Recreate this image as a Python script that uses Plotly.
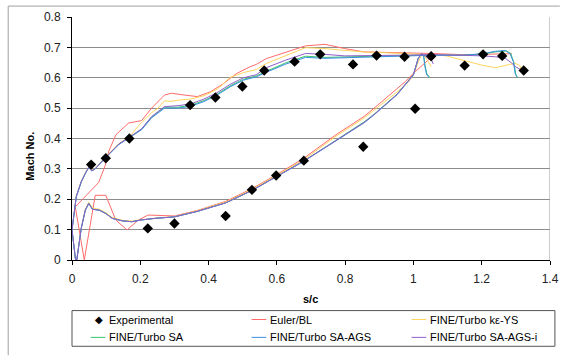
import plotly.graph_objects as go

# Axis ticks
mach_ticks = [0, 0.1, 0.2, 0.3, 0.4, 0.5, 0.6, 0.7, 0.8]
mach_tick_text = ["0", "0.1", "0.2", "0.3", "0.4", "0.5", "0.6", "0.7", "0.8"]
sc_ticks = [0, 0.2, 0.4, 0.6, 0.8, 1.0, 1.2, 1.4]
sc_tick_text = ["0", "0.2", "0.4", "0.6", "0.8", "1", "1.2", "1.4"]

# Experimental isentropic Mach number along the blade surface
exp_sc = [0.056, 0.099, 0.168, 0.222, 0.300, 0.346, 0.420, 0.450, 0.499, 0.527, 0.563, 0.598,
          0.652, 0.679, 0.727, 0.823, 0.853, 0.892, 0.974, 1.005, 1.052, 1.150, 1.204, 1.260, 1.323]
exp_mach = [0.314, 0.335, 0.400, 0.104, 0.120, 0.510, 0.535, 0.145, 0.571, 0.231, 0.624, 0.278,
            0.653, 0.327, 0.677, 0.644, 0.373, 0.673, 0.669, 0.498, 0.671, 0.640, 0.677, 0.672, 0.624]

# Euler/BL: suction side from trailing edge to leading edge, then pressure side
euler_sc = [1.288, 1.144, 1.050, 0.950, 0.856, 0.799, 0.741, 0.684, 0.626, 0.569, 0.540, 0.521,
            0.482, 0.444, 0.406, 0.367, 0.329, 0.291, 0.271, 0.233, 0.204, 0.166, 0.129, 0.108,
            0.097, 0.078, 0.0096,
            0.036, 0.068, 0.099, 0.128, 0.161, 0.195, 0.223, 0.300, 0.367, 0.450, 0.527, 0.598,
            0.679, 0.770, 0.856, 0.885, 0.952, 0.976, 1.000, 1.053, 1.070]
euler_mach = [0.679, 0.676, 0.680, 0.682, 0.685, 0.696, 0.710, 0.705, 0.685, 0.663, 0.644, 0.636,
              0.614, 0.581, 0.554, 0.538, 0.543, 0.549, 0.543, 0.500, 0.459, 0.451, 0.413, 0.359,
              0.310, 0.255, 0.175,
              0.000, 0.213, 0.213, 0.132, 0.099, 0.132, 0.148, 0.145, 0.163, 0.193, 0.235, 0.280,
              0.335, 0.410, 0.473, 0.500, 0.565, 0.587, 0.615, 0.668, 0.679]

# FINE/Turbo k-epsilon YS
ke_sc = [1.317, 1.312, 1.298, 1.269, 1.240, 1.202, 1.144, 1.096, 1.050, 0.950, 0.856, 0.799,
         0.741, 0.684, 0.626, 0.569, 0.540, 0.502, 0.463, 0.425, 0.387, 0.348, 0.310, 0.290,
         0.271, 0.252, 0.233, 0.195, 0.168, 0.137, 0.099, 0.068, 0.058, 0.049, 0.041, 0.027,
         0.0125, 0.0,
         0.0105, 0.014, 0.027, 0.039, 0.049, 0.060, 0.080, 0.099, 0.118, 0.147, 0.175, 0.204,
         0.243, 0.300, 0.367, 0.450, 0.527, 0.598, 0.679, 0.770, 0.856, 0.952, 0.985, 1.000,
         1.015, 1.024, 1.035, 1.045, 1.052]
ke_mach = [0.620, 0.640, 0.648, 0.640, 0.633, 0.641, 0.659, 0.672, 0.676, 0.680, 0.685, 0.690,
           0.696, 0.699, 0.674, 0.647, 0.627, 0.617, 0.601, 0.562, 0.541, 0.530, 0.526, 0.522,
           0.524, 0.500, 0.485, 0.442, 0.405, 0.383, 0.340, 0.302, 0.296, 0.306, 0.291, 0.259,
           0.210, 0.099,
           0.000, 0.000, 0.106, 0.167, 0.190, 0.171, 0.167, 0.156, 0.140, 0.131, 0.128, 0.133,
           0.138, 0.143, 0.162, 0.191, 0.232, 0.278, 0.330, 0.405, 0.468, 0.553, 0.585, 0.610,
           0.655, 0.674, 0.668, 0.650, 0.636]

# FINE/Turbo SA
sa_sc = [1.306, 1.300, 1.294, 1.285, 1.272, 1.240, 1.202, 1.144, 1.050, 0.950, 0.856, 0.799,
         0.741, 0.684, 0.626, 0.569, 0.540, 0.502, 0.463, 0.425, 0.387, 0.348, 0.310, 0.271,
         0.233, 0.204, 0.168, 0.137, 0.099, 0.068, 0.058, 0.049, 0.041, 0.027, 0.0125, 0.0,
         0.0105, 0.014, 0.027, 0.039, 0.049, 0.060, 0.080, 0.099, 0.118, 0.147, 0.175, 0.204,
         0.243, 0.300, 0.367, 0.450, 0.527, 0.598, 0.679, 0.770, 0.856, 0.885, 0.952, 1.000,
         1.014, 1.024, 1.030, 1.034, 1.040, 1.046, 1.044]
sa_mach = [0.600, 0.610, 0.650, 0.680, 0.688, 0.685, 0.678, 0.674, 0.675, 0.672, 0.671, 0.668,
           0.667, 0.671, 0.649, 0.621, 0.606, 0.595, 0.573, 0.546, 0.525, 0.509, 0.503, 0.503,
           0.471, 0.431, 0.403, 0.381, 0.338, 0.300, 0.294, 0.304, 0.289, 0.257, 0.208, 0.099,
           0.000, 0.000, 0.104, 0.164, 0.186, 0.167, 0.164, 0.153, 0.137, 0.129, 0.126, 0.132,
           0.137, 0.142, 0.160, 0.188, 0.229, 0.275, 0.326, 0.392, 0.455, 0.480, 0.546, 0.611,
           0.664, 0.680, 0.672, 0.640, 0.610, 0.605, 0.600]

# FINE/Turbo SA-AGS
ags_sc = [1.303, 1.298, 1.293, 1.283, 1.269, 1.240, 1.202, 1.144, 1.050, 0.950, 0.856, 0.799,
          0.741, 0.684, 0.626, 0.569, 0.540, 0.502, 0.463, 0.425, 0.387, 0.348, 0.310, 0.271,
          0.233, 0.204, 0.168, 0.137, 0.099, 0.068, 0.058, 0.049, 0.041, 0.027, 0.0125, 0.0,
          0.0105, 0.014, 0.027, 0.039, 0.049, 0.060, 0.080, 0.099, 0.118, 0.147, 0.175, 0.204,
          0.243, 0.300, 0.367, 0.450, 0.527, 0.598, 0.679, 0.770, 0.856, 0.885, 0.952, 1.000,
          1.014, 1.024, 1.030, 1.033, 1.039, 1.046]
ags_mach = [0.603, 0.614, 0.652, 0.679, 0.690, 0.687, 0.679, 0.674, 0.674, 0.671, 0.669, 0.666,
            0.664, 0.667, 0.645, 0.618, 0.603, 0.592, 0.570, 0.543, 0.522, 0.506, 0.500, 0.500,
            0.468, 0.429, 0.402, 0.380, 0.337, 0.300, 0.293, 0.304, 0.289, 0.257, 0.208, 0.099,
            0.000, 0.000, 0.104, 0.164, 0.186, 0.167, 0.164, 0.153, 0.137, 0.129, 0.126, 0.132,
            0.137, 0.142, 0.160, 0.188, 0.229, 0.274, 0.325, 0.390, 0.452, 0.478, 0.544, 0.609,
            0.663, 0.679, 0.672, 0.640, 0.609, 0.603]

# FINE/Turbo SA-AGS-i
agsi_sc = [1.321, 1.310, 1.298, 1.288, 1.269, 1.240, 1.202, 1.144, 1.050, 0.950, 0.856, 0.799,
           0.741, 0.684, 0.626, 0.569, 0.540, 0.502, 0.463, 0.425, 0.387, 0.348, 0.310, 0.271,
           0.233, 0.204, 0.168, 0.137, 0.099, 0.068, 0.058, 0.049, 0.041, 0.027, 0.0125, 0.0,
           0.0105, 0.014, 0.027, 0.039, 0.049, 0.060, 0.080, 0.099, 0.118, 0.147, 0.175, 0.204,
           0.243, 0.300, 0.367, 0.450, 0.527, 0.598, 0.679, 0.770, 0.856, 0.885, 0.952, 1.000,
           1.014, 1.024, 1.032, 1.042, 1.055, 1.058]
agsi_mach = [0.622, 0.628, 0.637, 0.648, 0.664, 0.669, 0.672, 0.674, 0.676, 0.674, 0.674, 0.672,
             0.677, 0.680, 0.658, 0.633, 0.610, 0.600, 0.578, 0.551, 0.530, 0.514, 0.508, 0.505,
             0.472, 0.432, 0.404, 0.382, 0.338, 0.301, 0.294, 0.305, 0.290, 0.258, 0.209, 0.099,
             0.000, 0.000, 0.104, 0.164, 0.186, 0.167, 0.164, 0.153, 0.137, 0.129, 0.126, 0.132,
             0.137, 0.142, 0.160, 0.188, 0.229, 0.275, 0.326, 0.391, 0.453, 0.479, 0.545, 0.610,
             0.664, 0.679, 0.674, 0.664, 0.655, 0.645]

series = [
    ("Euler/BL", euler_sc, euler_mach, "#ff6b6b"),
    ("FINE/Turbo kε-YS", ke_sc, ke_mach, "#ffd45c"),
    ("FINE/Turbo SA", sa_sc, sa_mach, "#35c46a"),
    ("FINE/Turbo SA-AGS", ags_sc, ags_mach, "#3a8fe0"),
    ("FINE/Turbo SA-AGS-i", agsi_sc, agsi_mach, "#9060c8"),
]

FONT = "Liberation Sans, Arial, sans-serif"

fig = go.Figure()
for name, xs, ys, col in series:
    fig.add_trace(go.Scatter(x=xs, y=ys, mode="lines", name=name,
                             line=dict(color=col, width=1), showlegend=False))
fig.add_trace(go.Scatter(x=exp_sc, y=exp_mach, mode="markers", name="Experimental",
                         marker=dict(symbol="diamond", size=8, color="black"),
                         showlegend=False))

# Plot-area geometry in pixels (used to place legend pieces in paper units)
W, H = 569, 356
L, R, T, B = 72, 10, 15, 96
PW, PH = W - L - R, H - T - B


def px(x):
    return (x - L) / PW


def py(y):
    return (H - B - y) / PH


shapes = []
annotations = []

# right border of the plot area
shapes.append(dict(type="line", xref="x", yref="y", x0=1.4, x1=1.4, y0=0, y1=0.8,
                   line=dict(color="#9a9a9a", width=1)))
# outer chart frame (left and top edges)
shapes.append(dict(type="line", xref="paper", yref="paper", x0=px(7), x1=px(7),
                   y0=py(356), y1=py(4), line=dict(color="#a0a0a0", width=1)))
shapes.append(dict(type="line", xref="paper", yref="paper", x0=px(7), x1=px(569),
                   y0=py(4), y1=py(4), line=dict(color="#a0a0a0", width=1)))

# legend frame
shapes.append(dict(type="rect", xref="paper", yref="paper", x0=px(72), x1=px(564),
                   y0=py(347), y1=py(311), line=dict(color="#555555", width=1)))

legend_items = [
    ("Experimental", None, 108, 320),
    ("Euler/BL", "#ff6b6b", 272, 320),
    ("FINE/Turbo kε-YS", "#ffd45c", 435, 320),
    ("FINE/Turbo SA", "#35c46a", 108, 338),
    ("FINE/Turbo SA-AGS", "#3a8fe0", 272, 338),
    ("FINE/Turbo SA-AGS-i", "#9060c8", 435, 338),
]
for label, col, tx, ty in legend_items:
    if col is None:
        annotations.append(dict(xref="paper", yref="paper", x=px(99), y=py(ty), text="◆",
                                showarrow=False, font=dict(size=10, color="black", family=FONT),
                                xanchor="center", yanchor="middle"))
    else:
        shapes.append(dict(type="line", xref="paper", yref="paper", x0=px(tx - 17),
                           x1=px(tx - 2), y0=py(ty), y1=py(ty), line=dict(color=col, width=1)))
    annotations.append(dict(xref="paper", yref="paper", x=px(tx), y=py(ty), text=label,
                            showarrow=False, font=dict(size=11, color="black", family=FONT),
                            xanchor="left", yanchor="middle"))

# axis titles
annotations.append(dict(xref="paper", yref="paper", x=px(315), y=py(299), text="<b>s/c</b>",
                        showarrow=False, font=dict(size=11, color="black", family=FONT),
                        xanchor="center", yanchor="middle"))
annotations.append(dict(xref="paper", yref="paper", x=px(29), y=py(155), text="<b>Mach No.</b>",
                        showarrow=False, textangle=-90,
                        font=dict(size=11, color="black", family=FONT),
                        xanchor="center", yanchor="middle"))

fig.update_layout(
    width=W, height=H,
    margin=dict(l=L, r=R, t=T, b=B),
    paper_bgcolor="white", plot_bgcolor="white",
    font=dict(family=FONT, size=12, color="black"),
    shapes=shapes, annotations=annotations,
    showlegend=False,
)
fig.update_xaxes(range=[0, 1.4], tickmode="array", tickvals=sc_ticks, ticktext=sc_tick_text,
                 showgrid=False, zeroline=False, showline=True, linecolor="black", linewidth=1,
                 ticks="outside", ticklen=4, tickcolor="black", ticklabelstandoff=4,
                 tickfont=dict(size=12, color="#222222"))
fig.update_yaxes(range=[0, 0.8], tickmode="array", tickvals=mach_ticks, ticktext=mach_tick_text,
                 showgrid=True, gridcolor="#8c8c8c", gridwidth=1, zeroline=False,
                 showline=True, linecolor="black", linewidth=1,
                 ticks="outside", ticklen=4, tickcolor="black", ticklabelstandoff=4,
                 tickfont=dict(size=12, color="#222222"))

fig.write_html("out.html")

※

EXERCISE INSTRUCTIONS:
Repeat the listing above from its first line through the line that contains "0.335, 0.410, 0.473, 0.500, 0.565, 0.587, 0.615, 0.668, 0.679]", both included, and nothing more. Drop the pictures.

WRITTEN RESPONSE:
Recreate this image as a Python script that uses Plotly.
import plotly.graph_objects as go

# Axis ticks
mach_ticks = [0, 0.1, 0.2, 0.3, 0.4, 0.5, 0.6, 0.7, 0.8]
mach_tick_text = ["0", "0.1", "0.2", "0.3", "0.4", "0.5", "0.6", "0.7", "0.8"]
sc_ticks = [0, 0.2, 0.4, 0.6, 0.8, 1.0, 1.2, 1.4]
sc_tick_text = ["0", "0.2", "0.4", "0.6", "0.8", "1", "1.2", "1.4"]

# Experimental isentropic Mach number along the blade surface
exp_sc = [0.056, 0.099, 0.168, 0.222, 0.300, 0.346, 0.420, 0.450, 0.499, 0.527, 0.563, 0.598,
          0.652, 0.679, 0.727, 0.823, 0.853, 0.892, 0.974, 1.005, 1.052, 1.150, 1.204, 1.260, 1.323]
exp_mach = [0.314, 0.335, 0.400, 0.104, 0.120, 0.510, 0.535, 0.145, 0.571, 0.231, 0.624, 0.278,
            0.653, 0.327, 0.677, 0.644, 0.373, 0.673, 0.669, 0.498, 0.671, 0.640, 0.677, 0.672, 0.624]

# Euler/BL: suction side from trailing edge to leading edge, then pressure side
euler_sc = [1.288, 1.144, 1.050, 0.950, 0.856, 0.799, 0.741, 0.684, 0.626, 0.569, 0.540, 0.521,
            0.482, 0.444, 0.406, 0.367, 0.329, 0.291, 0.271, 0.233, 0.204, 0.166, 0.129, 0.108,
            0.097, 0.078, 0.0096,
            0.036, 0.068, 0.099, 0.128, 0.161, 0.195, 0.223, 0.300, 0.367, 0.450, 0.527, 0.598,
            0.679, 0.770, 0.856, 0.885, 0.952, 0.976, 1.000, 1.053, 1.070]
euler_mach = [0.679, 0.676, 0.680, 0.682, 0.685, 0.696, 0.710, 0.705, 0.685, 0.663, 0.644, 0.636,
              0.614, 0.581, 0.554, 0.538, 0.543, 0.549, 0.543, 0.500, 0.459, 0.451, 0.413, 0.359,
              0.310, 0.255, 0.175,
              0.000, 0.213, 0.213, 0.132, 0.099, 0.132, 0.148, 0.145, 0.163, 0.193, 0.235, 0.280,
              0.335, 0.410, 0.473, 0.500, 0.565, 0.587, 0.615, 0.668, 0.679]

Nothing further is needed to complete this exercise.